The government’s energy market reform … commits the country to decarbonising electricity generation to a very ambitious level and using a limited and predefined portfolio of technologies. Those conditions mean decarbonisation of electricity must be delivered at any cost, irrespective of what other countries do, and via central planning rather than decentralised choices led by competition in a market … 

the real costs are ahead of us and will indeed be large. The government implicitly asks the public to trust that the international climate change negotiations will indeed deliver a meaningful agreement; that the cost of low-carbon technologies will fall significantly; and that fossil fuels, especially natural gas, will be expensive for decades to come. Under these conditions the cost of the policy strategy looks manageable. However the 2009 Copenhagen climate summit and its aftermath revealed that delivering an international climate agreement is an uphill battle and the unconventional hydrocarbon revolution – especially shale gas and liquids – dramatically changed the prospects for fossil fuels…

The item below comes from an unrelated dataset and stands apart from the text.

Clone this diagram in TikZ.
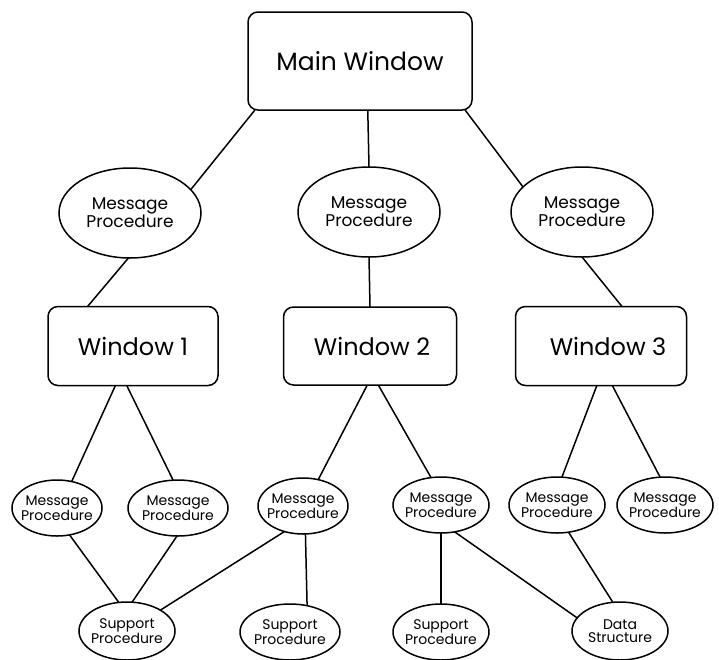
\documentclass[tikz,border=0pt]{standalone}
\usepackage{fontspec}
\setmainfont{Poppins}
\usetikzlibrary{shapes.geometric}

\begin{document}
\begin{tikzpicture}[x=1pt,y=-1pt,line width=1.5pt,
    winbox/.style={draw, rounded corners=10pt, inner sep=0pt, outer sep=0pt},
    bigproc/.style={draw, ellipse, inner sep=0pt, outer sep=0pt, align=center,
        minimum width=142pt, minimum height=90pt, font=\fontsize{17}{17}\selectfont},
    smallproc/.style={draw, ellipse, inner xsep=-8pt, inner ysep=0pt, outer sep=0pt, align=center,
        minimum width=96pt, minimum height=56pt, font=\fontsize{14}{12.5}\selectfont}]
    \useasboundingbox (0,0) rectangle (719,659);

    % windows
    \node[winbox, minimum width=224pt, minimum height=98pt, font=\fontsize{25}{25}\selectfont] (main) at (360,61) {Main Window};
    \node[winbox, minimum width=170pt, minimum height=79pt, font=\fontsize{24}{24}\selectfont] (w1) at (133,346) {Window 1};
    \node[winbox, minimum width=173pt, minimum height=78pt, font=\fontsize{24}{24}\selectfont] (w2) at (370,346) {\hspace*{4pt}Window 2};
    \node[winbox, minimum width=171pt, minimum height=79pt, font=\fontsize{24}{24}\selectfont] (w3) at (601,346) {\hspace*{14pt}Window 3};

    % message procedures of the main window
    \node[bigproc] (mpl) at (130,213) {Message\\Procedure};
    \node[bigproc] (mpm) at (369,212) {Message\\Procedure};
    \node[bigproc] (mpr) at (582,212) {Message\\Procedure};

    % message procedures of the child windows
    \node[smallproc, minimum width=90pt] (mp1) at (57,508) {Message\\Procedure};
    \node[smallproc, minimum width=100pt] (mp2) at (178,508) {Message\\Procedure};
    \node[smallproc, minimum width=90pt] (mp3) at (303,506) {Message\\Procedure};
    \node[smallproc] (mp4) at (441,505) {Message\\Procedure};
    \node[smallproc] (mp5) at (557,505) {Message\\Procedure};
    \node[smallproc] (mp6) at (665,505) {Message\\Procedure};

    % support procedures and data
    \node[smallproc, minimum height=58pt] (sp1) at (127,631) {Support\\Procedure};
    \node[smallproc, minimum width=100pt] (sp2) at (290,632) {Support\\Procedure};
    \node[smallproc] (sp3) at (441,632) {Support\\Procedure};
    \node[smallproc, minimum height=58pt] (ds) at (620,631) {Data\\Structure};

    \foreach \a/\b in {main.205/mpl.21, main.279/mpm.north, main.335/mpr.157,
                       mpl.268/w1.139, mpm.south/w2.north, mpr.south/w3.62,
                       w1.246/mp1.61, w1.261/mp2.100, w2.266/mp3.60, w2.282/mp4.110,
                       w3.264/mp5.80, w3.286/mp6.100,
                       mp1.295/sp1.106, mp2.268/sp1.80, mp3.234/sp1.32, mp3.275/sp2.57,
                       mp4.south/sp3.north, mp4.297/ds.163, mp5.293/ds.104}
        \draw (\a) -- (\b);
\end{tikzpicture}
\end{document}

A politically sustainable approach has to acknowledge what we don’t know and cannot know: will there be a meaningful climate treaty and what the cost of clean energy from each technology will be?

Several implications follow from this. The eventual level of national emissions reduction should not be legislated; costs have to be revealed and not assumed

Thoughtful stuff – I look forward to reading more from the good Pierre.  Can’t see the Guardian hosting much more of it, somehow.